> What is required: Restate each of the lines below word for word and drop every picture.

> Available data:
============================================================
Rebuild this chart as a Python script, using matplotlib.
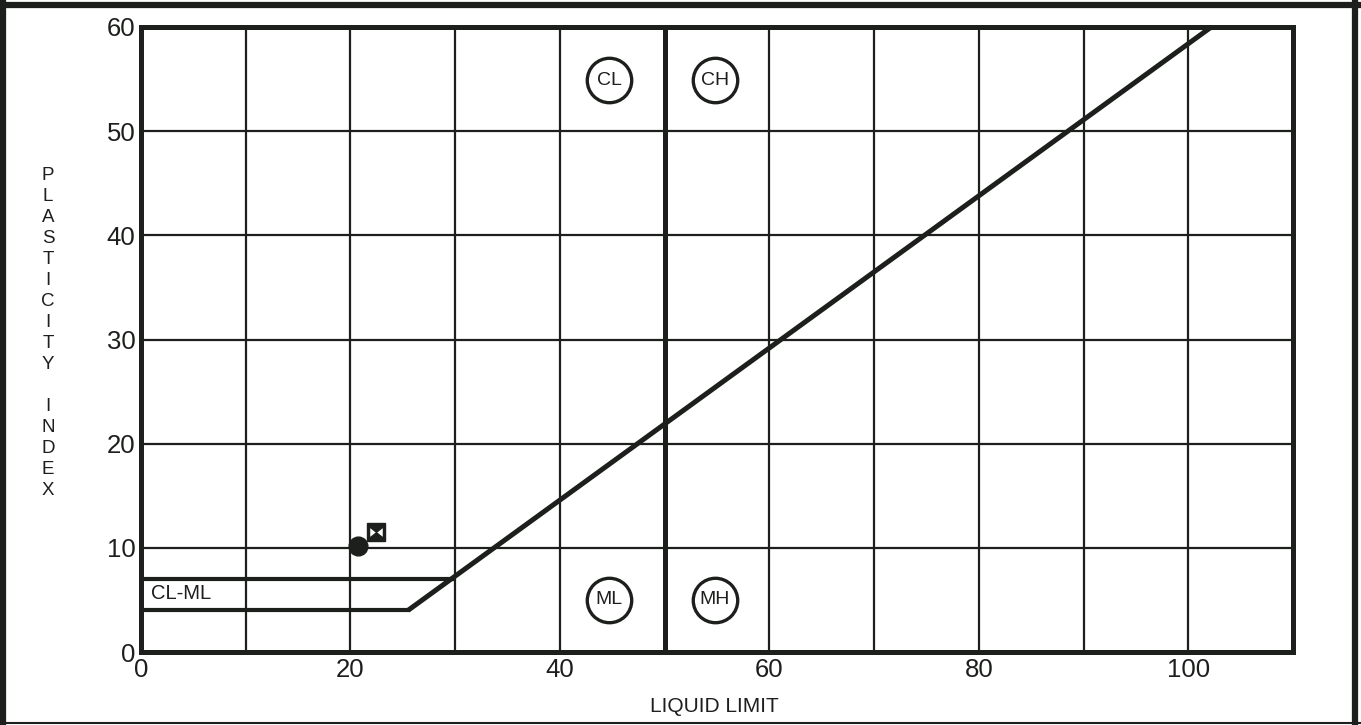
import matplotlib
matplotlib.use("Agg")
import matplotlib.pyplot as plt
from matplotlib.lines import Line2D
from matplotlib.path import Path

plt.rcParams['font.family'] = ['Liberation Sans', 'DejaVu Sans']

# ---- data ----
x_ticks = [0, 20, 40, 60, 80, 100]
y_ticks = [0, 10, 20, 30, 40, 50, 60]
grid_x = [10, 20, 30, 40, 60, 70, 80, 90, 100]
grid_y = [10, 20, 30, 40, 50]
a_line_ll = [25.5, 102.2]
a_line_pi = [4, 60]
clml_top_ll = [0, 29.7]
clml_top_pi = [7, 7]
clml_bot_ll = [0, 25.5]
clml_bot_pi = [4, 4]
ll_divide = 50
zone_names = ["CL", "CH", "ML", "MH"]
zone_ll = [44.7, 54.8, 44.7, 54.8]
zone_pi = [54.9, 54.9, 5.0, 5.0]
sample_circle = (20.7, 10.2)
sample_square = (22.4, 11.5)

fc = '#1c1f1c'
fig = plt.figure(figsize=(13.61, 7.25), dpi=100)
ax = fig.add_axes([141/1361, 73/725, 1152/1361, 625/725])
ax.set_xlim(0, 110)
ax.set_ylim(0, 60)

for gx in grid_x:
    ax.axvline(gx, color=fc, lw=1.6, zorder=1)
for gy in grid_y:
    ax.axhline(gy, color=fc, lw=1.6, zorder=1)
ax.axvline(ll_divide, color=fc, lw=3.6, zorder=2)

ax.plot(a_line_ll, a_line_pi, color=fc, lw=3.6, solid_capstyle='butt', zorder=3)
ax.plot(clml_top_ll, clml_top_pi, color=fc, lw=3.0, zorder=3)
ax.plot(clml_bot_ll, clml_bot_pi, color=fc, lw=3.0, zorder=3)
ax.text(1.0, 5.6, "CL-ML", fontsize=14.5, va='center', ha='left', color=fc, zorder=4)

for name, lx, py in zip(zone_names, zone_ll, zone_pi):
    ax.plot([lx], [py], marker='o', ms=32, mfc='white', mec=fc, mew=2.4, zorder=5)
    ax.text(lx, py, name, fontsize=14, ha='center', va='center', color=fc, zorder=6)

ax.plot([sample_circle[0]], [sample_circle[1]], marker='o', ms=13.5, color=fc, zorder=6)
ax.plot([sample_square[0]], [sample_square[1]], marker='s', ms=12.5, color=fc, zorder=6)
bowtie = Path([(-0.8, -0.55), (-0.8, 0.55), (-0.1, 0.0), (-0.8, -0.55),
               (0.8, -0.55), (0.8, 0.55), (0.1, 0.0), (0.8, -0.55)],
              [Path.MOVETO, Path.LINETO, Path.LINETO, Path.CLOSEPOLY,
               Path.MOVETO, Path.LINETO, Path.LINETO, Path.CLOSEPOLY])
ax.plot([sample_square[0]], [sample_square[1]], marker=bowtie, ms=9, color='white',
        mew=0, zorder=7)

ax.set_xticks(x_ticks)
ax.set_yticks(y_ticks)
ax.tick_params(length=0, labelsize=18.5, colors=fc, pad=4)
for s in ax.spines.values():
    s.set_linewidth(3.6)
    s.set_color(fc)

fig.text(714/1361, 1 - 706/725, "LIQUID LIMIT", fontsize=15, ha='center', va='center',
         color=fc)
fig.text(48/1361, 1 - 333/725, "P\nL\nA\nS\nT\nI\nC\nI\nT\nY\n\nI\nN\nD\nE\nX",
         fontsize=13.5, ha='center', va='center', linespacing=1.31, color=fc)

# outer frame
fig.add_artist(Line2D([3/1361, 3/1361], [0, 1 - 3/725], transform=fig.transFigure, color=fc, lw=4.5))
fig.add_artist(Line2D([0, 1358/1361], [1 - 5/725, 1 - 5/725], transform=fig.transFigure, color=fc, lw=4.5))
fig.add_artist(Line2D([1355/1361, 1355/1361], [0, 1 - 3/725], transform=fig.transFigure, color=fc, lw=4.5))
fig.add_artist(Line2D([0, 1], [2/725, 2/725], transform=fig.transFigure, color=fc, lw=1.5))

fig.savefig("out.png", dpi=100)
============================================================
> Exercise response:
Rebuild this chart as a Python script, using matplotlib.
import matplotlib
matplotlib.use("Agg")
import matplotlib.pyplot as plt
from matplotlib.lines import Line2D
from matplotlib.path import Path

plt.rcParams['font.family'] = ['Liberation Sans', 'DejaVu Sans']

# ---- data ----
x_ticks = [0, 20, 40, 60, 80, 100]
y_ticks = [0, 10, 20, 30, 40, 50, 60]
grid_x = [10, 20, 30, 40, 60, 70, 80, 90, 100]
grid_y = [10, 20, 30, 40, 50]
a_line_ll = [25.5, 102.2]
a_line_pi = [4, 60]
clml_top_ll = [0, 29.7]
clml_top_pi = [7, 7]
clml_bot_ll = [0, 25.5]
clml_bot_pi = [4, 4]
ll_divide = 50
zone_names = ["CL", "CH", "ML", "MH"]
zone_ll = [44.7, 54.8, 44.7, 54.8]
zone_pi = [54.9, 54.9, 5.0, 5.0]
sample_circle = (20.7, 10.2)
sample_square = (22.4, 11.5)

fc = '#1c1f1c'
fig = plt.figure(figsize=(13.61, 7.25), dpi=100)
ax = fig.add_axes([141/1361, 73/725, 1152/1361, 625/725])
ax.set_xlim(0, 110)
ax.set_ylim(0, 60)

for gx in grid_x:
    ax.axvline(gx, color=fc, lw=1.6, zorder=1)
for gy in grid_y:
    ax.axhline(gy, color=fc, lw=1.6, zorder=1)
ax.axvline(ll_divide, color=fc, lw=3.6, zorder=2)

ax.plot(a_line_ll, a_line_pi, color=fc, lw=3.6, solid_capstyle='butt', zorder=3)
ax.plot(clml_top_ll, clml_top_pi, color=fc, lw=3.0, zorder=3)
ax.plot(clml_bot_ll, clml_bot_pi, color=fc, lw=3.0, zorder=3)
ax.text(1.0, 5.6, "CL-ML", fontsize=14.5, va='center', ha='left', color=fc, zorder=4)

for name, lx, py in zip(zone_names, zone_ll, zone_pi):
    ax.plot([lx], [py], marker='o', ms=32, mfc='white', mec=fc, mew=2.4, zorder=5)
    ax.text(lx, py, name, fontsize=14, ha='center', va='center', color=fc, zorder=6)

ax.plot([sample_circle[0]], [sample_circle[1]], marker='o', ms=13.5, color=fc, zorder=6)
ax.plot([sample_square[0]], [sample_square[1]], marker='s', ms=12.5, color=fc, zorder=6)
bowtie = Path([(-0.8, -0.55), (-0.8, 0.55), (-0.1, 0.0), (-0.8, -0.55),
               (0.8, -0.55), (0.8, 0.55), (0.1, 0.0), (0.8, -0.55)],
              [Path.MOVETO, Path.LINETO, Path.LINETO, Path.CLOSEPOLY,
               Path.MOVETO, Path.LINETO, Path.LINETO, Path.CLOSEPOLY])
ax.plot([sample_square[0]], [sample_square[1]], marker=bowtie, ms=9, color='white',
        mew=0, zorder=7)

ax.set_xticks(x_ticks)
ax.set_yticks(y_ticks)
ax.tick_params(length=0, labelsize=18.5, colors=fc, pad=4)
for s in ax.spines.values():
    s.set_linewidth(3.6)
    s.set_color(fc)

fig.text(714/1361, 1 - 706/725, "LIQUID LIMIT", fontsize=15, ha='center', va='center',
         color=fc)
fig.text(48/1361, 1 - 333/725, "P\nL\nA\nS\nT\nI\nC\nI\nT\nY\n\nI\nN\nD\nE\nX",
         fontsize=13.5, ha='center', va='center', linespacing=1.31, color=fc)

# outer frame
fig.add_artist(Line2D([3/1361, 3/1361], [0, 1 - 3/725], transform=fig.transFigure, color=fc, lw=4.5))
fig.add_artist(Line2D([0, 1358/1361], [1 - 5/725, 1 - 5/725], transform=fig.transFigure, color=fc, lw=4.5))
fig.add_artist(Line2D([1355/1361, 1355/1361], [0, 1 - 3/725], transform=fig.transFigure, color=fc, lw=4.5))
fig.add_artist(Line2D([0, 1], [2/725, 2/725], transform=fig.transFigure, color=fc, lw=1.5))

fig.savefig("out.png", dpi=100)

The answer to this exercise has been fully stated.